# MaskAlign：Token子集表示对齐以实现高效扩散训练

- 来源：HuggingFace Daily Papers（社区热门论文）
- 发布时间：2026-06-07 08:00
- AIHOT 分数：57
- AIHOT 链接：https://aihot.virxact.com/items/cmqaef40q0kqoslldyv899otv
- 原文链接：https://arxiv.org/abs/2606.08788

## AI 摘要

针对扩散模型训练中噪声输入与干净参考特征的时间步信息不匹配问题，论文从token级视角发现：完整token对齐中梯度范数大的token具有稳定空间偏好，导致模型过度依赖完整干净图像token集。为此提出MaskAlign，训练时对随机采样的token子集施加表示对齐，减少对完整token集的依赖，增强鲁棒性；并引入轻量级预掩码token混合块，在掩码前跨token共享信息以缓解信息损失。实验表明该方法有效提升扩散Transformer的训练效率和生成质量。

## 正文

Representation alignment with pretrained vision models has recently shown strong potential for accelerating diffusion transformer training.
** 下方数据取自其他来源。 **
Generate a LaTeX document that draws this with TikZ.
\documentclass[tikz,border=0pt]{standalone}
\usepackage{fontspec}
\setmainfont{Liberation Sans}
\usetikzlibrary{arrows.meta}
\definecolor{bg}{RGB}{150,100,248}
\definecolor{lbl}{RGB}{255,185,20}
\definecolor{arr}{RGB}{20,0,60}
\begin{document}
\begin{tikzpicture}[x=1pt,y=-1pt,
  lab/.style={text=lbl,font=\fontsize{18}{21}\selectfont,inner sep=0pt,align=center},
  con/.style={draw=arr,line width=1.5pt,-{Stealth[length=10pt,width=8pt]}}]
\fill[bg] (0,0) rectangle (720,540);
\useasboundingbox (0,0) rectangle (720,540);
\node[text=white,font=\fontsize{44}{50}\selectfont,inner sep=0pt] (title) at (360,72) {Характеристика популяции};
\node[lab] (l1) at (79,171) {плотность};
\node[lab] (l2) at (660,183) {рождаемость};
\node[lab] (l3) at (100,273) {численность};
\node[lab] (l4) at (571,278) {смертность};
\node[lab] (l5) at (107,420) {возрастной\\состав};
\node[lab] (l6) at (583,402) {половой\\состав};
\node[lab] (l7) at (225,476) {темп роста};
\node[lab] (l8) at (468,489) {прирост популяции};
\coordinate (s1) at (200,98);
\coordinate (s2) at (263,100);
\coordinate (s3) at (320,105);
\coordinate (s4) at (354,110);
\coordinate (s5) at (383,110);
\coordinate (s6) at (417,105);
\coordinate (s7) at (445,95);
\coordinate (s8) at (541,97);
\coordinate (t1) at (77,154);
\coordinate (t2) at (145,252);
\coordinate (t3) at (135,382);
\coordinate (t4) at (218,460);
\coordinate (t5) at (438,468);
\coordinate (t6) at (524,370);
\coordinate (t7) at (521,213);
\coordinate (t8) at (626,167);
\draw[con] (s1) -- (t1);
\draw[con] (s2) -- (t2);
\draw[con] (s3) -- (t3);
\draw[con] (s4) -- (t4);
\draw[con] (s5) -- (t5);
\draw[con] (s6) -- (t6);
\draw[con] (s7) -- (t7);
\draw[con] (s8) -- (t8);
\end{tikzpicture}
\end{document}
By aligning intermediate diffusion features with clean-image representations from self-supervised vision encoders, existing methods improve convergence and generation quality. However, such alignment also introduces a non-trivial constraint: diffusion models operate on noisy inputs whose usable information varies across timesteps, while the reference features are extracted from clean images. In this paper, we revisit this mismatch from a token-level perspective. We find that, under full-token representation alignment, tokens with large alignment-gradient norms exhibit a stable spatial preference, suggesting that the alignment objective does not affect all tokens uniformly and may encourage the model to rely on the complete set of clean-image tokens. To address this issue, we propose MaskAlign, a token-subset representation alignment method that applies alignment to randomly sampled token subsets during training. By exposing the model to different token subsets across iterations, MaskAlign reduces the dependence of representation alignment on the complete token set and encourages alignment behavior that is more stable under token-subset perturbations. To mitigate the information loss caused by directly dropping tokens, we further introduce a lightweight pre-mask token mixing block that shares information across tokens before masking.